§ **DATA TO USE**:
## Start

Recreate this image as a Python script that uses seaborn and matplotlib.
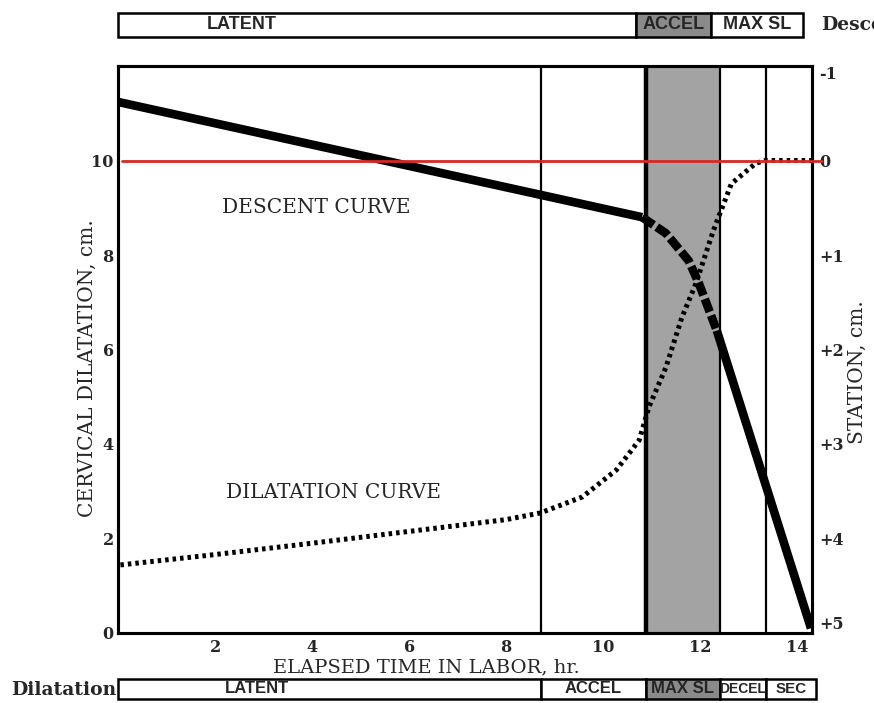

## End
## Start

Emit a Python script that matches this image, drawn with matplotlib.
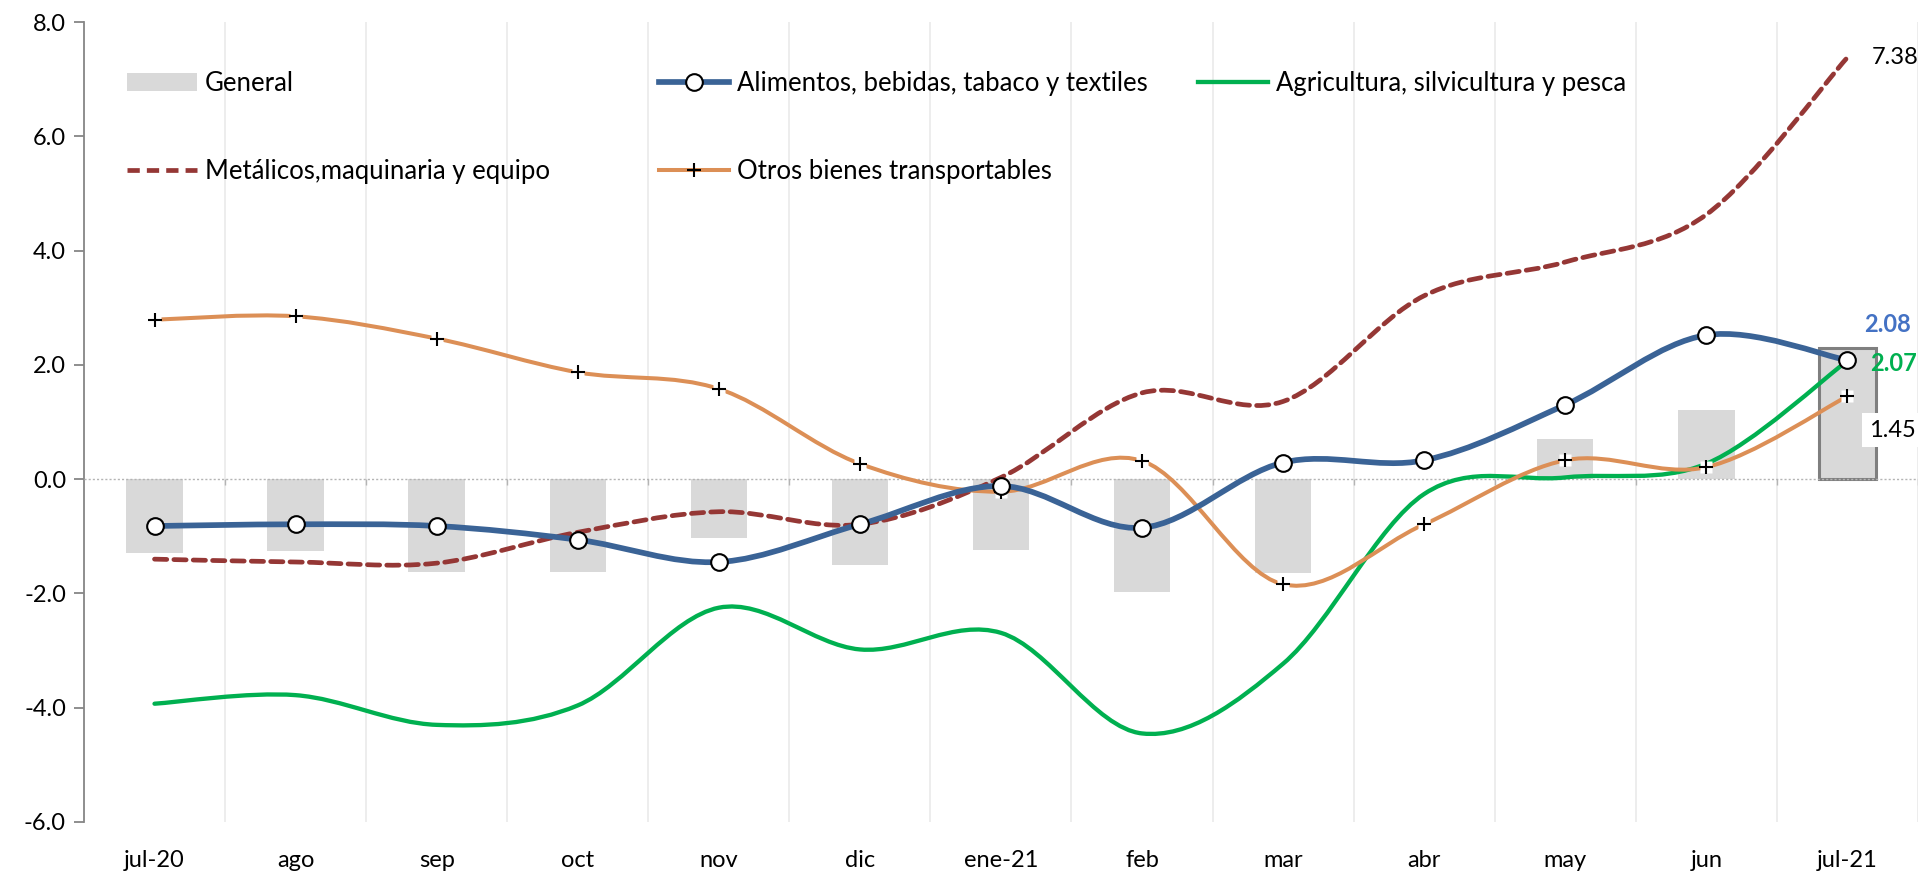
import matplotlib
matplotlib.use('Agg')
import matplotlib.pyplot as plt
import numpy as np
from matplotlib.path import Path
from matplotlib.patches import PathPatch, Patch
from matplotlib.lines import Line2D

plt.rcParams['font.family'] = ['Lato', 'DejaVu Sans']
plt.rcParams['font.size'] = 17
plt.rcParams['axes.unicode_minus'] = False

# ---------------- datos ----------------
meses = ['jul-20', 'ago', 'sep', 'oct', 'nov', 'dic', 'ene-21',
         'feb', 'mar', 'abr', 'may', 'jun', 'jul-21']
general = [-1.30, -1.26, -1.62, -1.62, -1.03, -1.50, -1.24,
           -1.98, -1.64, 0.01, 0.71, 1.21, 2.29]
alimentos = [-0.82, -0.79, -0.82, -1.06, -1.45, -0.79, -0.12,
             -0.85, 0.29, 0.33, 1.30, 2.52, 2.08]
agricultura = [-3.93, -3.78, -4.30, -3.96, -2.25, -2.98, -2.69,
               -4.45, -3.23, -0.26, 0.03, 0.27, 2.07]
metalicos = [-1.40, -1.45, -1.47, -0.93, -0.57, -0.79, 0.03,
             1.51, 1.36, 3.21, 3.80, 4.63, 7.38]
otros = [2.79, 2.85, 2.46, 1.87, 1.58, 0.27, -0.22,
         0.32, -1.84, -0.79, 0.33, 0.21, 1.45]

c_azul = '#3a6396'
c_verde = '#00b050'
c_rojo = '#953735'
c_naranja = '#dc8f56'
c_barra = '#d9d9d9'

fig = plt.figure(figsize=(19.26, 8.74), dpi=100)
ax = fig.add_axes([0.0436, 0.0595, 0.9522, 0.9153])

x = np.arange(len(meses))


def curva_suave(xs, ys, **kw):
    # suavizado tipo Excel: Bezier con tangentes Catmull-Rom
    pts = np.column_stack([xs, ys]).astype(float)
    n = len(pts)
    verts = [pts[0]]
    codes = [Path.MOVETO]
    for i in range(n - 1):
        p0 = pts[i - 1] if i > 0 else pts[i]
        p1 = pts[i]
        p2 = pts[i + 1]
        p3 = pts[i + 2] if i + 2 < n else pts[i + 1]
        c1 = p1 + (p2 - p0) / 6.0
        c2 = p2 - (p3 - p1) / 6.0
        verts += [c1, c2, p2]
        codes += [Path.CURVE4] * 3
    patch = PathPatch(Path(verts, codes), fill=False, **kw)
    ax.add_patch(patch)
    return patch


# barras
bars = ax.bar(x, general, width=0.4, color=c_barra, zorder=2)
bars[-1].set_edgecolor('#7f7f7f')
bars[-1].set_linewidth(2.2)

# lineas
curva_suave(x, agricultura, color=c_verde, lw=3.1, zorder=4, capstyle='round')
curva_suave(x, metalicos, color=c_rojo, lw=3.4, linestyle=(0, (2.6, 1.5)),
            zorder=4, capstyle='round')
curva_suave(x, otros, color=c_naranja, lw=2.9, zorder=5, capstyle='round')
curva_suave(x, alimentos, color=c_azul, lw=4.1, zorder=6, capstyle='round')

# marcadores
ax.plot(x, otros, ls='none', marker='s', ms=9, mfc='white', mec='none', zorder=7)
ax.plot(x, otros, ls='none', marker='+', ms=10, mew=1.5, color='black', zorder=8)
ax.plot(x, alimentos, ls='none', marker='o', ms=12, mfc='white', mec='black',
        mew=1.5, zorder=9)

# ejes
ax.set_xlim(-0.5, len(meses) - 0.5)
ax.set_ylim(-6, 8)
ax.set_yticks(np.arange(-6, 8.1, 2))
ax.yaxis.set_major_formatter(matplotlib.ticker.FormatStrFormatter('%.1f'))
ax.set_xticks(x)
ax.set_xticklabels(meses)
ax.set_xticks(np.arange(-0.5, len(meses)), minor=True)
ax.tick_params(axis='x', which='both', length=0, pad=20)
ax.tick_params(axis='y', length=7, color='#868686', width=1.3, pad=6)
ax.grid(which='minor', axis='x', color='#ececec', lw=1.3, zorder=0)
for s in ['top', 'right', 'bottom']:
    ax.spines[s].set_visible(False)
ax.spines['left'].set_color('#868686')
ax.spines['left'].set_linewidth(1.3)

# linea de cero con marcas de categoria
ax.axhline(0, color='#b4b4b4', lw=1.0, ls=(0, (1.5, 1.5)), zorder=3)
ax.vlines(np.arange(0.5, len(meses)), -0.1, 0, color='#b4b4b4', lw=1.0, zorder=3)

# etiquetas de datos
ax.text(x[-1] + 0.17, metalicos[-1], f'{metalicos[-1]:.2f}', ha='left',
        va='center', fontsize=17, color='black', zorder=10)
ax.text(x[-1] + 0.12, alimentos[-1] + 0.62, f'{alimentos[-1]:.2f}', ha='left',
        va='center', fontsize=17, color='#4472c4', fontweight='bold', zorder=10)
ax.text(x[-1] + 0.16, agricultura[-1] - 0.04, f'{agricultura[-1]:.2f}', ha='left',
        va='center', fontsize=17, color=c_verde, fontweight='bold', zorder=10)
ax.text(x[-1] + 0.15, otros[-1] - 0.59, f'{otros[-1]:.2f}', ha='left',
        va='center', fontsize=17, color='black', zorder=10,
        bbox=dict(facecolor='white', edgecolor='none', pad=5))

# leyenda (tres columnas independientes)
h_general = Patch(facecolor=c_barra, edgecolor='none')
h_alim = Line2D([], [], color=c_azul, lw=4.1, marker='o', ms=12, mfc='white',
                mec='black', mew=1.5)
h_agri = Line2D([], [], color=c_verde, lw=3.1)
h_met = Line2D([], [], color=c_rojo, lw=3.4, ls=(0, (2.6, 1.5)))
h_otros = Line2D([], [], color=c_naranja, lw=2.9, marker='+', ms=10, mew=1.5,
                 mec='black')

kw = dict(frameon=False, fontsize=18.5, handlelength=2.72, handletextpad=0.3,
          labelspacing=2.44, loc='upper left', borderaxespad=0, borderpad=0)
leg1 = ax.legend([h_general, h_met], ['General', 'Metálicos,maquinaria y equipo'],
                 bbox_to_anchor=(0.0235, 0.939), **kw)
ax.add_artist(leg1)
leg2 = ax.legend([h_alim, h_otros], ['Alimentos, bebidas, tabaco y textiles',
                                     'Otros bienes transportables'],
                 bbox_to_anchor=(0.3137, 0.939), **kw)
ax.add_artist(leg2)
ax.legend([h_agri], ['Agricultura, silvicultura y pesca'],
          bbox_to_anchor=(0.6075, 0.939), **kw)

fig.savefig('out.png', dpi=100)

## End

§ **TASK GOAL**:
Omit all pictures, and reproduce exactly the lines from the one holding "Emit a Python" through the one holding "x = np.arange(len(meses))", both included.

§ **FINAL ANSWER**:
Emit a Python script that matches this image, drawn with matplotlib.
import matplotlib
matplotlib.use('Agg')
import matplotlib.pyplot as plt
import numpy as np
from matplotlib.path import Path
from matplotlib.patches import PathPatch, Patch
from matplotlib.lines import Line2D

plt.rcParams['font.family'] = ['Lato', 'DejaVu Sans']
plt.rcParams['font.size'] = 17
plt.rcParams['axes.unicode_minus'] = False

# ---------------- datos ----------------
meses = ['jul-20', 'ago', 'sep', 'oct', 'nov', 'dic', 'ene-21',
         'feb', 'mar', 'abr', 'may', 'jun', 'jul-21']
general = [-1.30, -1.26, -1.62, -1.62, -1.03, -1.50, -1.24,
           -1.98, -1.64, 0.01, 0.71, 1.21, 2.29]
alimentos = [-0.82, -0.79, -0.82, -1.06, -1.45, -0.79, -0.12,
             -0.85, 0.29, 0.33, 1.30, 2.52, 2.08]
agricultura = [-3.93, -3.78, -4.30, -3.96, -2.25, -2.98, -2.69,
               -4.45, -3.23, -0.26, 0.03, 0.27, 2.07]
metalicos = [-1.40, -1.45, -1.47, -0.93, -0.57, -0.79, 0.03,
             1.51, 1.36, 3.21, 3.80, 4.63, 7.38]
otros = [2.79, 2.85, 2.46, 1.87, 1.58, 0.27, -0.22,
         0.32, -1.84, -0.79, 0.33, 0.21, 1.45]

c_azul = '#3a6396'
c_verde = '#00b050'
c_rojo = '#953735'
c_naranja = '#dc8f56'
c_barra = '#d9d9d9'

fig = plt.figure(figsize=(19.26, 8.74), dpi=100)
ax = fig.add_axes([0.0436, 0.0595, 0.9522, 0.9153])

x = np.arange(len(meses))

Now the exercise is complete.